WORK TO DO —
Each line of the listing that contains the word "this" is to be copied.

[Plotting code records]
## START

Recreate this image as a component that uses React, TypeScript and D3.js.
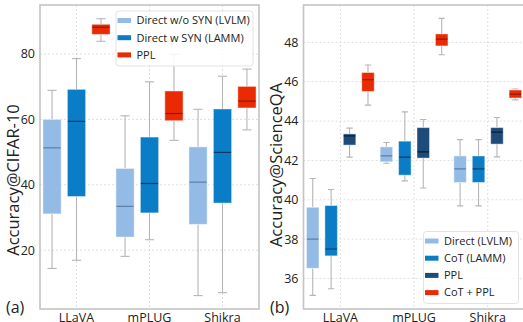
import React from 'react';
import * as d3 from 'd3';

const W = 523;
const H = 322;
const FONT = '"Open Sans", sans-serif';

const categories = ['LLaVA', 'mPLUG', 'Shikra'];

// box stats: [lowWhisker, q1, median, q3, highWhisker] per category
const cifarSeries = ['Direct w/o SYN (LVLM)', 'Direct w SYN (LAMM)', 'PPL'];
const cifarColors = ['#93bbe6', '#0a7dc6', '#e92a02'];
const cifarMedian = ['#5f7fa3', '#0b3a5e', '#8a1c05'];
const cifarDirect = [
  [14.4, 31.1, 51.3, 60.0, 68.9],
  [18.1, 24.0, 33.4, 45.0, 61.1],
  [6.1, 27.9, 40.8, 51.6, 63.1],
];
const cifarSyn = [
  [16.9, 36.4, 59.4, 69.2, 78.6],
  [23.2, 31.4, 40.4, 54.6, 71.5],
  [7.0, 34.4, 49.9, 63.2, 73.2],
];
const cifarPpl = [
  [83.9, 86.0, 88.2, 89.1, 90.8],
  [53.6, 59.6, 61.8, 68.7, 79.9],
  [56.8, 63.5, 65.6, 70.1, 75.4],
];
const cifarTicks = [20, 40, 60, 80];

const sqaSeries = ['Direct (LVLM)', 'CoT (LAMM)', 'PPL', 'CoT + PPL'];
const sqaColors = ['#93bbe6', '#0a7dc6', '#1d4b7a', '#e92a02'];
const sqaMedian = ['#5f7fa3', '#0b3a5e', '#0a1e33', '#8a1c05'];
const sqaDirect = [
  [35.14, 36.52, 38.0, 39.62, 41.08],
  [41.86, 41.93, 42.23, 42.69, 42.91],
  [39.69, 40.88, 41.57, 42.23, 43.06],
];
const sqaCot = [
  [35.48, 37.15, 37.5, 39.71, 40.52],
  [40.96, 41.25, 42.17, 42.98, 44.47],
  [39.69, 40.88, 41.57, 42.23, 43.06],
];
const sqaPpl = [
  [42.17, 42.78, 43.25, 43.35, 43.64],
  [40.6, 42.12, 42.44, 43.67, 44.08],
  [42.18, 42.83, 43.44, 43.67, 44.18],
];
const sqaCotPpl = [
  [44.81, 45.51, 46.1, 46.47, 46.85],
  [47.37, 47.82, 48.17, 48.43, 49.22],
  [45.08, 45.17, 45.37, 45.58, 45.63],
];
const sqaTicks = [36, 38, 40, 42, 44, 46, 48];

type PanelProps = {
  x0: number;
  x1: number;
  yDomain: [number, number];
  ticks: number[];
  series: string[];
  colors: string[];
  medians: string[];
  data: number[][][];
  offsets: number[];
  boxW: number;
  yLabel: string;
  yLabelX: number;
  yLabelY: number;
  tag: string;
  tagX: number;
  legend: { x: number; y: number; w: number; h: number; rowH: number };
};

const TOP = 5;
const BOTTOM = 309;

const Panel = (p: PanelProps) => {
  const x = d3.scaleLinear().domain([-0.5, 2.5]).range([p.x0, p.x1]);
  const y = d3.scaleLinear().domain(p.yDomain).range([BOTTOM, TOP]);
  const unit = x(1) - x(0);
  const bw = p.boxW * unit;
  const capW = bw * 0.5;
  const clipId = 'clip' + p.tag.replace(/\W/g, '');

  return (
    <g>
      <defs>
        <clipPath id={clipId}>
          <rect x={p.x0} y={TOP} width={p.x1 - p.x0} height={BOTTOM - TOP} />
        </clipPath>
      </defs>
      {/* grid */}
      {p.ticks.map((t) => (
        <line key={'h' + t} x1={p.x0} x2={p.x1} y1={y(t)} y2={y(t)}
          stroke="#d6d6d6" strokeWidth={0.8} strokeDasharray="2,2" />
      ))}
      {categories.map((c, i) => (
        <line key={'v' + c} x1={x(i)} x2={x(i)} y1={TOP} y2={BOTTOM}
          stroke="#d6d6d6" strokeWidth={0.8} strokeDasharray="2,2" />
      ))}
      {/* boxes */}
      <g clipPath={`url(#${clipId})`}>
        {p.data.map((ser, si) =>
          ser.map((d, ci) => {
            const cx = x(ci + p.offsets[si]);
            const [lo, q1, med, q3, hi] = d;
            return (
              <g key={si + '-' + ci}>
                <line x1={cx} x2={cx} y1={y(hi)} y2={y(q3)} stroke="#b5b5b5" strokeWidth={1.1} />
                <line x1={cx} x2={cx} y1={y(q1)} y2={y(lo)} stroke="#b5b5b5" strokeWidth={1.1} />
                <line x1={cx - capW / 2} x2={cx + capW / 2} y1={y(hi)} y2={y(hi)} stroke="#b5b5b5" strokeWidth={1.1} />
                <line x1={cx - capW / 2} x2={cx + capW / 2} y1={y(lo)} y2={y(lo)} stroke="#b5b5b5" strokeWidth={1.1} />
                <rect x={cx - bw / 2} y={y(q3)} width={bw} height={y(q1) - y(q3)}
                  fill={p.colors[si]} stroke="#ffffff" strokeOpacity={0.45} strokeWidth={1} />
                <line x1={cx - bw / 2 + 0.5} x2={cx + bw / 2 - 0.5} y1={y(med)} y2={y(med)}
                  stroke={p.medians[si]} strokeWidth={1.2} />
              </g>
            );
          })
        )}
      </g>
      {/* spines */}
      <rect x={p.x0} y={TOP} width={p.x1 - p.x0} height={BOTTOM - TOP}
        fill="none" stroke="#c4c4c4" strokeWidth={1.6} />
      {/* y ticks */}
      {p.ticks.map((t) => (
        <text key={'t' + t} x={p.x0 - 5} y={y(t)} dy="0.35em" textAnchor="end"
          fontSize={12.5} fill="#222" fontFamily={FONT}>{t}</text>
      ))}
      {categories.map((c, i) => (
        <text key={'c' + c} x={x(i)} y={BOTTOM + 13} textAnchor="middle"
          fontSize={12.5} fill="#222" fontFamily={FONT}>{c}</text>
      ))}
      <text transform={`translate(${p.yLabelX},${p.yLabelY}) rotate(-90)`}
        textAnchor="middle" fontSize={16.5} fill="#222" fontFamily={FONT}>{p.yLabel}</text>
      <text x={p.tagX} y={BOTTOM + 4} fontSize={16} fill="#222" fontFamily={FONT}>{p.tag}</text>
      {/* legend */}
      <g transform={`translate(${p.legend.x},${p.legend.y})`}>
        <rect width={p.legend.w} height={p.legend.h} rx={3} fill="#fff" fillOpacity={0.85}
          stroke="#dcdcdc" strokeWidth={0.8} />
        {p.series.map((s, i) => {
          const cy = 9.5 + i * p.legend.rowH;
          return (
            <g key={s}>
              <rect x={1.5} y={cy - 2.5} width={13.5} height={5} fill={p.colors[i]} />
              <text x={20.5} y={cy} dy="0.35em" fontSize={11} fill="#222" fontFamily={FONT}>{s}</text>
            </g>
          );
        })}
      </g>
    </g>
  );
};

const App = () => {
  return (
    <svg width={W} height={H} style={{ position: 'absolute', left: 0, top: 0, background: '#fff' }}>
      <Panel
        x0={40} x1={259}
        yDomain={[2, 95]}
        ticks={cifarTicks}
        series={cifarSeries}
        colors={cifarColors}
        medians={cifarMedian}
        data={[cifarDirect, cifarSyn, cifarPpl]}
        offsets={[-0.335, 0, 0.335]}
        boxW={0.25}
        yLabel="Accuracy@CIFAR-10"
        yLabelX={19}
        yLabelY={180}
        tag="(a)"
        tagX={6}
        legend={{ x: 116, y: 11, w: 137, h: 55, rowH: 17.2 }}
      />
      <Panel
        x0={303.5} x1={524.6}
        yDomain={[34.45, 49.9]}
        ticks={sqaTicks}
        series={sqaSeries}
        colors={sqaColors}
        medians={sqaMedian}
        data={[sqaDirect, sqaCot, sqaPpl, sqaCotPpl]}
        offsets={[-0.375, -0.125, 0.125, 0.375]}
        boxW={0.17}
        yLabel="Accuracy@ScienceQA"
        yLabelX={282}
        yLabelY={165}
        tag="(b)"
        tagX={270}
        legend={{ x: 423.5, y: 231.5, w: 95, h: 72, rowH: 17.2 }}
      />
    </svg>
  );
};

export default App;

## END
## START

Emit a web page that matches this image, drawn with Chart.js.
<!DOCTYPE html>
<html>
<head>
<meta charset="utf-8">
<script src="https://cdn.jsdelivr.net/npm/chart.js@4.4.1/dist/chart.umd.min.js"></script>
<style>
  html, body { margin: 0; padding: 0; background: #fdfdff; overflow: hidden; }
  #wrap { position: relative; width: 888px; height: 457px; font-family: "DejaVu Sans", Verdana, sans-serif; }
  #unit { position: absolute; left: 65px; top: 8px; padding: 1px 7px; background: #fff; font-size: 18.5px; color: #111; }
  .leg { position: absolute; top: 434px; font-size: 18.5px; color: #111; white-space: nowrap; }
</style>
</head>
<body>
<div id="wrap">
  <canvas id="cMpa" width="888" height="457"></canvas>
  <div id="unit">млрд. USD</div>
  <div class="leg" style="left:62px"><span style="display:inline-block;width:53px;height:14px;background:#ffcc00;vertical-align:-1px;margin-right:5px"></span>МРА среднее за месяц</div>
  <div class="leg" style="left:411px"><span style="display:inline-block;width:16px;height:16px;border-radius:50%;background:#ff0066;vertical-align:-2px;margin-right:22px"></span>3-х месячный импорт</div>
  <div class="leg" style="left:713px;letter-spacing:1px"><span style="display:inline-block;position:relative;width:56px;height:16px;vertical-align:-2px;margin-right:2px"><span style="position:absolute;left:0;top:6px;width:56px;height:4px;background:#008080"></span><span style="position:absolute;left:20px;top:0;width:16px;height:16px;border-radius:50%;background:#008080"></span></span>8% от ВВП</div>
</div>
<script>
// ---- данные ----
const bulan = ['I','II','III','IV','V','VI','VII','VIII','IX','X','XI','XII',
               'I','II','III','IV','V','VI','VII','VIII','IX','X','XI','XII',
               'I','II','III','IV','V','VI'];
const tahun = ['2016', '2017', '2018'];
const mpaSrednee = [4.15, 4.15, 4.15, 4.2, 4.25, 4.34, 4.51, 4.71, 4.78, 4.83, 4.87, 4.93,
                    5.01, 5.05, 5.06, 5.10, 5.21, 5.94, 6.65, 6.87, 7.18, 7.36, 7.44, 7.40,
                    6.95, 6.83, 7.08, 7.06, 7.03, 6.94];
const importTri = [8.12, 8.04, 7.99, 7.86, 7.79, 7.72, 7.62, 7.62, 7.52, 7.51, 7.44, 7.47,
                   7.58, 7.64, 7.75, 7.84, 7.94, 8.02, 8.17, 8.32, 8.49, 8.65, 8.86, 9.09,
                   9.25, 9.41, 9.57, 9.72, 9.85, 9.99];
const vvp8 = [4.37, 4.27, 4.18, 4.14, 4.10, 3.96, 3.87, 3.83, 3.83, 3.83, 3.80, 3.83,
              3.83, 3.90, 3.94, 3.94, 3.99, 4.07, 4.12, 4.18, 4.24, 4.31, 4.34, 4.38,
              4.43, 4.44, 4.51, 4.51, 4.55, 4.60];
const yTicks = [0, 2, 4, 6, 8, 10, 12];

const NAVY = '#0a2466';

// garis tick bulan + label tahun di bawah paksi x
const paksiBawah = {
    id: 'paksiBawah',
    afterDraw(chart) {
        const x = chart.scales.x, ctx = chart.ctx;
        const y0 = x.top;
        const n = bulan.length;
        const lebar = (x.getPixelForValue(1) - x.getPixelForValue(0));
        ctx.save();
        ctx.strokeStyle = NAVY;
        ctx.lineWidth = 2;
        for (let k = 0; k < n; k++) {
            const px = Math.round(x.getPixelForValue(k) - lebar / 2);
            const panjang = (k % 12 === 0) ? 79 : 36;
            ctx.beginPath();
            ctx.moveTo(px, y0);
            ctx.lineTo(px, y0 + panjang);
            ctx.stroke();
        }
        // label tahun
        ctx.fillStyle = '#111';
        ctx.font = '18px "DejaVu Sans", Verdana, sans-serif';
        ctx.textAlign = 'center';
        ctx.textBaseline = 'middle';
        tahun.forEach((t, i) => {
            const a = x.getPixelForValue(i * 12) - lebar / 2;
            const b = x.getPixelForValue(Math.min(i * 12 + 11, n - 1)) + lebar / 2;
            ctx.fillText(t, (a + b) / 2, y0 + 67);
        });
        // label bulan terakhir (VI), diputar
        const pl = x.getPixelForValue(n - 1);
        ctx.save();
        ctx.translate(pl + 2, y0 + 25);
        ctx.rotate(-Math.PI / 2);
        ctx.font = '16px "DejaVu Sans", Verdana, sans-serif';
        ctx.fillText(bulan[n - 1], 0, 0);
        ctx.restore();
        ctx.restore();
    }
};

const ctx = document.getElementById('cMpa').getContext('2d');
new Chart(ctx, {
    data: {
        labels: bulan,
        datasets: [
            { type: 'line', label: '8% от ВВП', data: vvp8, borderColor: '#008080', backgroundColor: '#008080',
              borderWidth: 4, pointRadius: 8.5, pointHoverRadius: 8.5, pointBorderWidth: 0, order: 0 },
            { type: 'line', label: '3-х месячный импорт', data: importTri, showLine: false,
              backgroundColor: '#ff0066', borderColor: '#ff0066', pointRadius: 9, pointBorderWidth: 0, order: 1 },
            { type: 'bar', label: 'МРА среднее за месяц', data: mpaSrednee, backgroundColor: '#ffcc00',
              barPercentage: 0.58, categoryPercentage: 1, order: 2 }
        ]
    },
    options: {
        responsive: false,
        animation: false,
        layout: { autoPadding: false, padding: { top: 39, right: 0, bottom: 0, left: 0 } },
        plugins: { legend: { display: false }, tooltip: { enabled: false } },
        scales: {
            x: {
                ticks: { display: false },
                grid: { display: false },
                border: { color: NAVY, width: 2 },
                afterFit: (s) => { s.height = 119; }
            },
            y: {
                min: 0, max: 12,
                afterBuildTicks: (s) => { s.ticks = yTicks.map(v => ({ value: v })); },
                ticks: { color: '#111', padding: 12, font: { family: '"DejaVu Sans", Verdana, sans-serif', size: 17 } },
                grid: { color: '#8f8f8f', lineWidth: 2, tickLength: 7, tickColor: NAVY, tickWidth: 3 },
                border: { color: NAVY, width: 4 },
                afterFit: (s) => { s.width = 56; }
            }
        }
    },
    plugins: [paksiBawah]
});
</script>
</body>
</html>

## END
## START

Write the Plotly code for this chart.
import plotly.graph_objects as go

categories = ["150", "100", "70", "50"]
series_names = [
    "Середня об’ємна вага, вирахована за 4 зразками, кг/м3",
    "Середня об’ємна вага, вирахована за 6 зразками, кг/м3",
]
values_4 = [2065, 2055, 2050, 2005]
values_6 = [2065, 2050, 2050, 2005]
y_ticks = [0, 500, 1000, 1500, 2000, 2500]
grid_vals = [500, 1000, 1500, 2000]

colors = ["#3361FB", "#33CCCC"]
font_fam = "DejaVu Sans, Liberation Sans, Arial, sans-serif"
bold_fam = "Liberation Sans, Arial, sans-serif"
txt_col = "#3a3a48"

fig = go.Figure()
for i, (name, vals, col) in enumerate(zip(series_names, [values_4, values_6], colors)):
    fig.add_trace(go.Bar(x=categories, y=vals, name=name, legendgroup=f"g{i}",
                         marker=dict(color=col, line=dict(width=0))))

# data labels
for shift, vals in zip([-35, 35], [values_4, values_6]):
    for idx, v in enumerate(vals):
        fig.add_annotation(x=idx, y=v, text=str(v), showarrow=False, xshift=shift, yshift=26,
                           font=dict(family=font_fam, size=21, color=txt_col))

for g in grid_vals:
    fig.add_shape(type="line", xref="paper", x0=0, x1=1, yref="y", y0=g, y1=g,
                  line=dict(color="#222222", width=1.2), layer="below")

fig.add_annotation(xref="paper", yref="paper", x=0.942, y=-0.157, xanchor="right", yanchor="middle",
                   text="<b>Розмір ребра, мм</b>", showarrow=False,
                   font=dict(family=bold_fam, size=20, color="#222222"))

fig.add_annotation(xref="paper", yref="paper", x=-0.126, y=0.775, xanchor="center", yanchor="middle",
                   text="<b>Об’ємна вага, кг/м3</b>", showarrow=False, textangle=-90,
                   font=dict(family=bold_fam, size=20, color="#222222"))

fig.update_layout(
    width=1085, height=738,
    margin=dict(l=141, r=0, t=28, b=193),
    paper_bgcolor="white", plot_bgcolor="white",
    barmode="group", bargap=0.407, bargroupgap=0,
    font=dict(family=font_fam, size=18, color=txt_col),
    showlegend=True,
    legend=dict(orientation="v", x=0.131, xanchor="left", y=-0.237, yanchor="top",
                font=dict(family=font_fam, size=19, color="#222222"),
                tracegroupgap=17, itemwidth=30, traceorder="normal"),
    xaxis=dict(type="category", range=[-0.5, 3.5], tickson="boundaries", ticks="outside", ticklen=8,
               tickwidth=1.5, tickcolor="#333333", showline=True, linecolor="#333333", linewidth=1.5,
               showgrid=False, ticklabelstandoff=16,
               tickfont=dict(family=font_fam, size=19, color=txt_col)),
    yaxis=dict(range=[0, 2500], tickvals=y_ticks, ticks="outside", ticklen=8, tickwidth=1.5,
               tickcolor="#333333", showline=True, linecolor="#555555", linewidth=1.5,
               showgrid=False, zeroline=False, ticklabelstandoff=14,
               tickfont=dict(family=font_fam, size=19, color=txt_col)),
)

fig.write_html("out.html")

## END

COMPLETED EXERCISE —
Recreate this image as a component that uses React, TypeScript and D3.js.
Emit a web page that matches this image, drawn with Chart.js.
Write the Plotly code for this chart.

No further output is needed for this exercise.